> **What is expected**
Retype only the lines running from the line that contains "Give me the" to the line that contains "y_minor = [2, 3, 4, 5, 6, 7, 8, 9]", inclusive, and leave the pictures behind.

══ Materials provided ══

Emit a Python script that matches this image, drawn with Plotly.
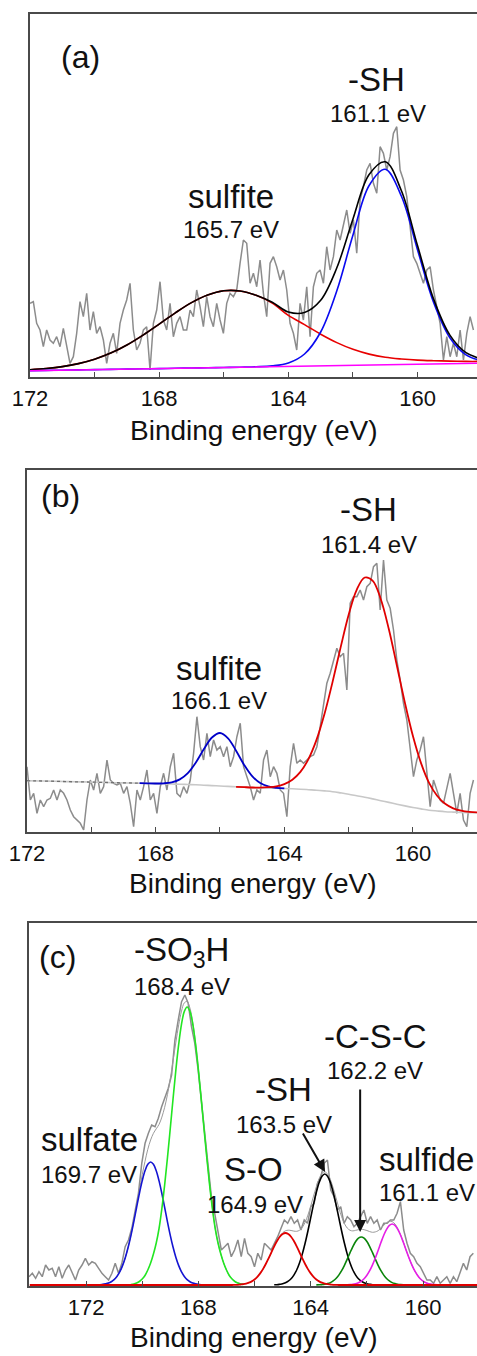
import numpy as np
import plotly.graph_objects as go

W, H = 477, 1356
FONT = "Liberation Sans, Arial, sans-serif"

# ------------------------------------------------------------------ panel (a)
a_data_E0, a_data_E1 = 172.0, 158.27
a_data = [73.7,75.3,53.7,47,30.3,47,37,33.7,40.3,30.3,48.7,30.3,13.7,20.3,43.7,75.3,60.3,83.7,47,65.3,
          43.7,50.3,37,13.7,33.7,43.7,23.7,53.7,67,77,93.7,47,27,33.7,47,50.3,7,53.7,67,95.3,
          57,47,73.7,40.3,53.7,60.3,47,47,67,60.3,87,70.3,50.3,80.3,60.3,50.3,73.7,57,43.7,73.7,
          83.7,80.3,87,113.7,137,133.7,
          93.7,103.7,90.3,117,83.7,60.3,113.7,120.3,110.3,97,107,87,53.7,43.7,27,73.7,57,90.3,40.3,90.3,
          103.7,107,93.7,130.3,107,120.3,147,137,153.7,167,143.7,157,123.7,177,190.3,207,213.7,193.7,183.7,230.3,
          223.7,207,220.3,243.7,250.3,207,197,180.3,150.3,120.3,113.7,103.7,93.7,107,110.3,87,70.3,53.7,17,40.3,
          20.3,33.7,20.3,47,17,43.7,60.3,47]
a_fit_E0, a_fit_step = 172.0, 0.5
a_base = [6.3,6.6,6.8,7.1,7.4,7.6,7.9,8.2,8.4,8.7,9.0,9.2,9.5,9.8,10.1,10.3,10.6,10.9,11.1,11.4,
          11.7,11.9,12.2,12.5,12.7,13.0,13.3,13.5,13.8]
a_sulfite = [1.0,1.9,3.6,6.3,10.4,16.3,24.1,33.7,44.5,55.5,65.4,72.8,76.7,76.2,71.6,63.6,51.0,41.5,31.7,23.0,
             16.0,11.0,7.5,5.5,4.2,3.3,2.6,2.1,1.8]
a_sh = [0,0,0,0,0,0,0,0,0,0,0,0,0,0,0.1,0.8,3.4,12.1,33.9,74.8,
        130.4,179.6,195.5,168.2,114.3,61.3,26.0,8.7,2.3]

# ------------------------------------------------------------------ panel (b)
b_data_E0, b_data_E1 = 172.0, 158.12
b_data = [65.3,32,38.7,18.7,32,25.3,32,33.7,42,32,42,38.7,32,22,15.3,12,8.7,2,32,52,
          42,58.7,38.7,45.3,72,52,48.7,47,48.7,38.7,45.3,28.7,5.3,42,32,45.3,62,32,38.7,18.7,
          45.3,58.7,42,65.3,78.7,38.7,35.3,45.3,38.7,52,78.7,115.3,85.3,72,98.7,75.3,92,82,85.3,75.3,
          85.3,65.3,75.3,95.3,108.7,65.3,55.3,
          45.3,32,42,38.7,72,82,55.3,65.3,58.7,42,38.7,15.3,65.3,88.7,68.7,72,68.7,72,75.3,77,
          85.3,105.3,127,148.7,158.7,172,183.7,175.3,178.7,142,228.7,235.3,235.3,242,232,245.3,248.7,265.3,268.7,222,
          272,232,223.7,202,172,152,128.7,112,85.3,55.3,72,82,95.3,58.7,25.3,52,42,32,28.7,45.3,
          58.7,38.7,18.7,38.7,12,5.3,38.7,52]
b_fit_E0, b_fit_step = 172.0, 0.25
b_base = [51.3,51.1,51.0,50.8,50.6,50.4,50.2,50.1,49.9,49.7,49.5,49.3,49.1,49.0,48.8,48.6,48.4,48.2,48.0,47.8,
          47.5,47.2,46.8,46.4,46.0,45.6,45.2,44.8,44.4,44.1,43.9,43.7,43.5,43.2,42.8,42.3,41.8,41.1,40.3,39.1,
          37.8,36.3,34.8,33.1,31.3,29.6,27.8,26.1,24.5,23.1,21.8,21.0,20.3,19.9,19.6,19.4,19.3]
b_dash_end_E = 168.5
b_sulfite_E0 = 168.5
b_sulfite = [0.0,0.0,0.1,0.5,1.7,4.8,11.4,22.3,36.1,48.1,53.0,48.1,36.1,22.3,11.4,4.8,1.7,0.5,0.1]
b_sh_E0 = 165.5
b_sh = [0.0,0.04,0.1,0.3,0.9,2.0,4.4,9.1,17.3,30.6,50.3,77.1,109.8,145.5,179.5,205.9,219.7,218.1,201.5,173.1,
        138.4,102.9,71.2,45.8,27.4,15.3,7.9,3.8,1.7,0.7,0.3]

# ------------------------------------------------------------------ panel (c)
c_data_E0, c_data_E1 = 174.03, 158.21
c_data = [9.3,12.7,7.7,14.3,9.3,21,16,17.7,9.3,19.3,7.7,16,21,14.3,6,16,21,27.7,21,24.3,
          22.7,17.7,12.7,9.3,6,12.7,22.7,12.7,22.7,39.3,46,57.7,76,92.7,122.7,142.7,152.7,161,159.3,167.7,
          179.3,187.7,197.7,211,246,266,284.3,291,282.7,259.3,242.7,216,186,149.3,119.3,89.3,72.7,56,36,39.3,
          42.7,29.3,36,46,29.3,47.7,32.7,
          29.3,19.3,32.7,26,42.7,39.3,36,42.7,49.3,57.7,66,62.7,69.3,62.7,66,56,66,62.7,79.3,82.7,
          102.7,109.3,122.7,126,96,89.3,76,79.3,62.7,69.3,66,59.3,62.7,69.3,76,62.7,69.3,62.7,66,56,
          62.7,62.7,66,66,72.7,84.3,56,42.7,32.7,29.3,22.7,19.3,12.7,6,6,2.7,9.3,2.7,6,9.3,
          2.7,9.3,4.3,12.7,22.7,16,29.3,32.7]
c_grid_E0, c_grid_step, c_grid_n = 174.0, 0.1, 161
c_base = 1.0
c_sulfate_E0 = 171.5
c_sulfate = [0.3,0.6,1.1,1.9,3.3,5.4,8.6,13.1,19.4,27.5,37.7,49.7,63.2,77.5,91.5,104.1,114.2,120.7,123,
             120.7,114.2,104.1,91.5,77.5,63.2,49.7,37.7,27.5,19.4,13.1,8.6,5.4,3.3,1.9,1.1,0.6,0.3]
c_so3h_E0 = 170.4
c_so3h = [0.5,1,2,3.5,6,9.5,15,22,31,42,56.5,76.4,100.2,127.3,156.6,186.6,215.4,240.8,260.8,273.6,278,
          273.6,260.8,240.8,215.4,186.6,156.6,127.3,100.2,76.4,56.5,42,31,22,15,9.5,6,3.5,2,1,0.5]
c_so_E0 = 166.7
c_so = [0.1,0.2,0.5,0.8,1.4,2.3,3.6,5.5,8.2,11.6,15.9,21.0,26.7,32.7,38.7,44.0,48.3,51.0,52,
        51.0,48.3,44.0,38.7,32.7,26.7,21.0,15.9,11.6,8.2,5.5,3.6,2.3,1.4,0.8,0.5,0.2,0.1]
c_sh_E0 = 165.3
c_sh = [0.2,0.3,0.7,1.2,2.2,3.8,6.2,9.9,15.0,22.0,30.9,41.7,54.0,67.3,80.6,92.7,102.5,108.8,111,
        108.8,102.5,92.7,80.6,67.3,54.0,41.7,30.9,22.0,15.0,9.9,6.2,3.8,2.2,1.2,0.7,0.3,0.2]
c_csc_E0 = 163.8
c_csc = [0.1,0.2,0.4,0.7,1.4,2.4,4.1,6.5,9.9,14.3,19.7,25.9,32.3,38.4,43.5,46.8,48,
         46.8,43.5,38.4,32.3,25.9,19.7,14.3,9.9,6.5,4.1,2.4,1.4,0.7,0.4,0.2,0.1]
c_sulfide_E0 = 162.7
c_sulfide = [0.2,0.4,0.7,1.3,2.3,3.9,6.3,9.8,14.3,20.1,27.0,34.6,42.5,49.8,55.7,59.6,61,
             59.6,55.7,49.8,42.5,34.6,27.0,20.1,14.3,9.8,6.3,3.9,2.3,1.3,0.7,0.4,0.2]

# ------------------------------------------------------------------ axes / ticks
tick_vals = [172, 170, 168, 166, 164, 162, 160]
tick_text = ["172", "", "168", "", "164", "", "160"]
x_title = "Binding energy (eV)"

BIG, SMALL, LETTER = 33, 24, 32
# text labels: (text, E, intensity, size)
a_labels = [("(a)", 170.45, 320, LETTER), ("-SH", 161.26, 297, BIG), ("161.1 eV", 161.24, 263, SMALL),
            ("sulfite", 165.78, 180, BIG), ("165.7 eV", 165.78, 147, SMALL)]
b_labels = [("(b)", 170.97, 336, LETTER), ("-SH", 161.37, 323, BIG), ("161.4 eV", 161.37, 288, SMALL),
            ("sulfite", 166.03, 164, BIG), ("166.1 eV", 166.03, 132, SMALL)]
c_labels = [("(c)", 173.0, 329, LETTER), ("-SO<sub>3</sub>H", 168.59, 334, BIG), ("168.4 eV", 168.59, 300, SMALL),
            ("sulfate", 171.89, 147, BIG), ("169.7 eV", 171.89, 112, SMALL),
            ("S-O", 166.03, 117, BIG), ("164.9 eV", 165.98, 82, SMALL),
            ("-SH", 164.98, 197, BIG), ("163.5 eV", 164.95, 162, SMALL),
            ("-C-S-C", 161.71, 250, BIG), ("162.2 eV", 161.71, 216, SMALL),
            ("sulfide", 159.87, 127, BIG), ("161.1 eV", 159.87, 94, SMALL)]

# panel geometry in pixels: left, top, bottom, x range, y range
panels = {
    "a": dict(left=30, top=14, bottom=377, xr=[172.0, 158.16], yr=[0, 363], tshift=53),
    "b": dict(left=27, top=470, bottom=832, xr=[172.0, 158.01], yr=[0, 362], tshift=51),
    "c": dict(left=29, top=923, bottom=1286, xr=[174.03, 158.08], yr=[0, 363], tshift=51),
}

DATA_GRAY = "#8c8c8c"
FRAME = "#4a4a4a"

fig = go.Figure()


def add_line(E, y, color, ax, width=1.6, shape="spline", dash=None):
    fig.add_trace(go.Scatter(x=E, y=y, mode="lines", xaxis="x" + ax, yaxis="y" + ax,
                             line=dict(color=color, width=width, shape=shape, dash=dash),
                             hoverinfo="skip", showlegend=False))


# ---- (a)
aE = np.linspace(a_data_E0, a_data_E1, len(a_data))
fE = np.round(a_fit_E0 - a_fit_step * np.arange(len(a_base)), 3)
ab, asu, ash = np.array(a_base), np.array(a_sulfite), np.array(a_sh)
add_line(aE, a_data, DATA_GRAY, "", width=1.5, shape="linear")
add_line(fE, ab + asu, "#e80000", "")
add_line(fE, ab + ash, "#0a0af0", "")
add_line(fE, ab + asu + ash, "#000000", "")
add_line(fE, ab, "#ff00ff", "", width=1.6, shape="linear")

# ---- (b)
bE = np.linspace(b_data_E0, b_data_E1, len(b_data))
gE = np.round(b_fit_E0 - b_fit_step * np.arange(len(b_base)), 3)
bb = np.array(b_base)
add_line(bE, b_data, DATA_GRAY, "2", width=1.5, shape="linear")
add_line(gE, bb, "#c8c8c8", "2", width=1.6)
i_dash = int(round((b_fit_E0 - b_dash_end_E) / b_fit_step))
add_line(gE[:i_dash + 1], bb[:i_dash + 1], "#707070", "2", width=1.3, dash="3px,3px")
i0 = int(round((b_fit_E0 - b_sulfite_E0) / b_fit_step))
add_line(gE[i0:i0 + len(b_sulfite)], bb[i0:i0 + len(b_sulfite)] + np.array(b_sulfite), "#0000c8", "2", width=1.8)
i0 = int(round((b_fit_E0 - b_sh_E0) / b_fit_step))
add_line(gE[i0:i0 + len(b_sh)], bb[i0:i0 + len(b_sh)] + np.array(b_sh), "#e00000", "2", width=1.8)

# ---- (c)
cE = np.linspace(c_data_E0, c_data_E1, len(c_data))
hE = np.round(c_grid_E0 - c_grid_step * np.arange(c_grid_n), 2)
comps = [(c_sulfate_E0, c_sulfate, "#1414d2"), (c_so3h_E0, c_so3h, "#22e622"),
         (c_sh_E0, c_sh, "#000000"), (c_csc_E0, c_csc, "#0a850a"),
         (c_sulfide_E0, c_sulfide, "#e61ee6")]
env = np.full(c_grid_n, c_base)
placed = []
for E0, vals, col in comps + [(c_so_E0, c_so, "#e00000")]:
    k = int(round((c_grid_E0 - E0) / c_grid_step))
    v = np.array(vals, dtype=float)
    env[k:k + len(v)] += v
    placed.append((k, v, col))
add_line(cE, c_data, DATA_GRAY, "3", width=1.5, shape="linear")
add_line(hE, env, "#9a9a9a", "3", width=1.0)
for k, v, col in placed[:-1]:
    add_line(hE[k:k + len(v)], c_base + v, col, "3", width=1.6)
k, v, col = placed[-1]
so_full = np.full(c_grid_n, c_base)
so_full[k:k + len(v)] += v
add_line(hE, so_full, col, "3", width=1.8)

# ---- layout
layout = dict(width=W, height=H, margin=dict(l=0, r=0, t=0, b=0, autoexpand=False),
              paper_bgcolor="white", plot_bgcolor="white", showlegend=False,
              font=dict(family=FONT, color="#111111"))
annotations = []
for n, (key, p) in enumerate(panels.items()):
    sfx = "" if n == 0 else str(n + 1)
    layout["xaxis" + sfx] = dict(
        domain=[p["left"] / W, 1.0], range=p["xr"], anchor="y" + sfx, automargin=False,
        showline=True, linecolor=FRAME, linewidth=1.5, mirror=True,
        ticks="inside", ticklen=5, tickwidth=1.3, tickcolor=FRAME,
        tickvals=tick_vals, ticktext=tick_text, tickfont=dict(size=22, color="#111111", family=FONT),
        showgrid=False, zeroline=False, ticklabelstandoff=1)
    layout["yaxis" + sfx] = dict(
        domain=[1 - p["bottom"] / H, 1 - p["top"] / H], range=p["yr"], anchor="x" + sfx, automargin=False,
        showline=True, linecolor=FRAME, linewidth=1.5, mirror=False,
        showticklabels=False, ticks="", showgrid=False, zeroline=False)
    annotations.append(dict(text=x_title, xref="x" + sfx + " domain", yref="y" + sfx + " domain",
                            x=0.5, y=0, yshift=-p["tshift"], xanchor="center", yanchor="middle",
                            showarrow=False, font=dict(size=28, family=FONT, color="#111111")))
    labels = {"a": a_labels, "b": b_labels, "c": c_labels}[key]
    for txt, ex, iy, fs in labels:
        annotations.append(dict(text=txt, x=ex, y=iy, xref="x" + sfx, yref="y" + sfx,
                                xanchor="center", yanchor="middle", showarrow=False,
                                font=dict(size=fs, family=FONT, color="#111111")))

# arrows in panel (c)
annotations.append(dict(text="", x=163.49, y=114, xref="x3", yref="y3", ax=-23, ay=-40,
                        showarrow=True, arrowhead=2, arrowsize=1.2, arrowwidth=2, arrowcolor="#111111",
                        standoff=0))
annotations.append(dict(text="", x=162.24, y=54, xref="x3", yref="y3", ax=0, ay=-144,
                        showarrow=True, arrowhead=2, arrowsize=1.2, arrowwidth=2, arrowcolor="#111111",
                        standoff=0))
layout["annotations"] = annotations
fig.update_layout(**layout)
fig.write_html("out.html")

═══
══ Materials provided ══

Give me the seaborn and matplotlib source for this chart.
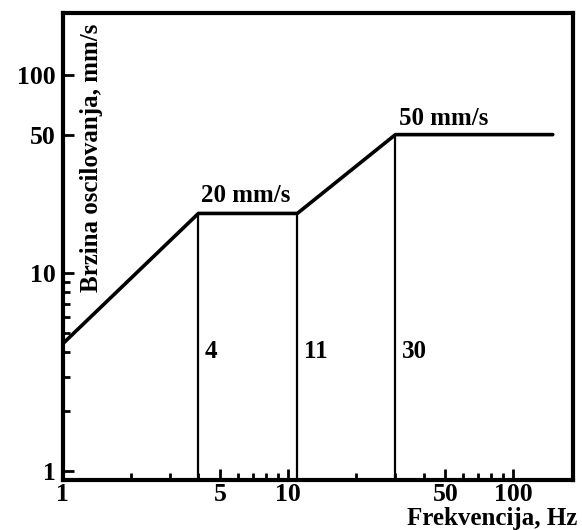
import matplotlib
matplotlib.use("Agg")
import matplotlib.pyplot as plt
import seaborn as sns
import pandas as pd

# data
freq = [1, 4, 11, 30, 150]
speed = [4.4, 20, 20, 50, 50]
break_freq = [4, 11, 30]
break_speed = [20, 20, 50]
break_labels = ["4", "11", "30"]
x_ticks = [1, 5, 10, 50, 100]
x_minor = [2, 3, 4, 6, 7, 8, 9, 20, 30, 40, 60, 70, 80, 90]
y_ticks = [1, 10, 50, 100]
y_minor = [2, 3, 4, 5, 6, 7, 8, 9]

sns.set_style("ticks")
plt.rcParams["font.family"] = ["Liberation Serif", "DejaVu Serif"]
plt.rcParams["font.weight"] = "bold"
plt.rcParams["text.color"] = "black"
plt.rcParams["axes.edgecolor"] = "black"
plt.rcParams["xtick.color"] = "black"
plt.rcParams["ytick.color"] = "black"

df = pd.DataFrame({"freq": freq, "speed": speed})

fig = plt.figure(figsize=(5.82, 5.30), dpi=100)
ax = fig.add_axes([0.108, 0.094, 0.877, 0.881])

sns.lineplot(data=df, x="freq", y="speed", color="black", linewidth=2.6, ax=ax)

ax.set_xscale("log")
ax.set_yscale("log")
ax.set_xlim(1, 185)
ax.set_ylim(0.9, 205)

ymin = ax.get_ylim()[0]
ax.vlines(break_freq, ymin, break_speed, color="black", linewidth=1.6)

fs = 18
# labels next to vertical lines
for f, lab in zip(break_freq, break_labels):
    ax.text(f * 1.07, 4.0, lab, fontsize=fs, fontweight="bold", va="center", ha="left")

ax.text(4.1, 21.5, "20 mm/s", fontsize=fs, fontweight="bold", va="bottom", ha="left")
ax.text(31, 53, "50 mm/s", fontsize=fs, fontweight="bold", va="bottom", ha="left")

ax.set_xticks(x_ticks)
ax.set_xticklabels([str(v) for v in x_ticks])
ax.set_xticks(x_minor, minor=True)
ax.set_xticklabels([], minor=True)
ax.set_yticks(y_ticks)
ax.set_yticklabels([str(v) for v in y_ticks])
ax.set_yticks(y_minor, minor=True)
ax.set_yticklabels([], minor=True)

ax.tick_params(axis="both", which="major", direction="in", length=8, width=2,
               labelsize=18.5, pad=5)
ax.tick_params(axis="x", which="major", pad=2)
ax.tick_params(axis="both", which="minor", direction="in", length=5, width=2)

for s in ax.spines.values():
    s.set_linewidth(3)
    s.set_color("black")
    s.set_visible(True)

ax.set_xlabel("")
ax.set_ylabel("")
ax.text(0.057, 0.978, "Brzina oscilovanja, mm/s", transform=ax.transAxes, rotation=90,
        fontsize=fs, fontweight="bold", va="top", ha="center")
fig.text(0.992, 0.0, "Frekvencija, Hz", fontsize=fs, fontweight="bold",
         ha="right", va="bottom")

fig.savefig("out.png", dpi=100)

═══

> **Full solution**
Give me the seaborn and matplotlib source for this chart.
import matplotlib
matplotlib.use("Agg")
import matplotlib.pyplot as plt
import seaborn as sns
import pandas as pd

# data
freq = [1, 4, 11, 30, 150]
speed = [4.4, 20, 20, 50, 50]
break_freq = [4, 11, 30]
break_speed = [20, 20, 50]
break_labels = ["4", "11", "30"]
x_ticks = [1, 5, 10, 50, 100]
x_minor = [2, 3, 4, 6, 7, 8, 9, 20, 30, 40, 60, 70, 80, 90]
y_ticks = [1, 10, 50, 100]
y_minor = [2, 3, 4, 5, 6, 7, 8, 9]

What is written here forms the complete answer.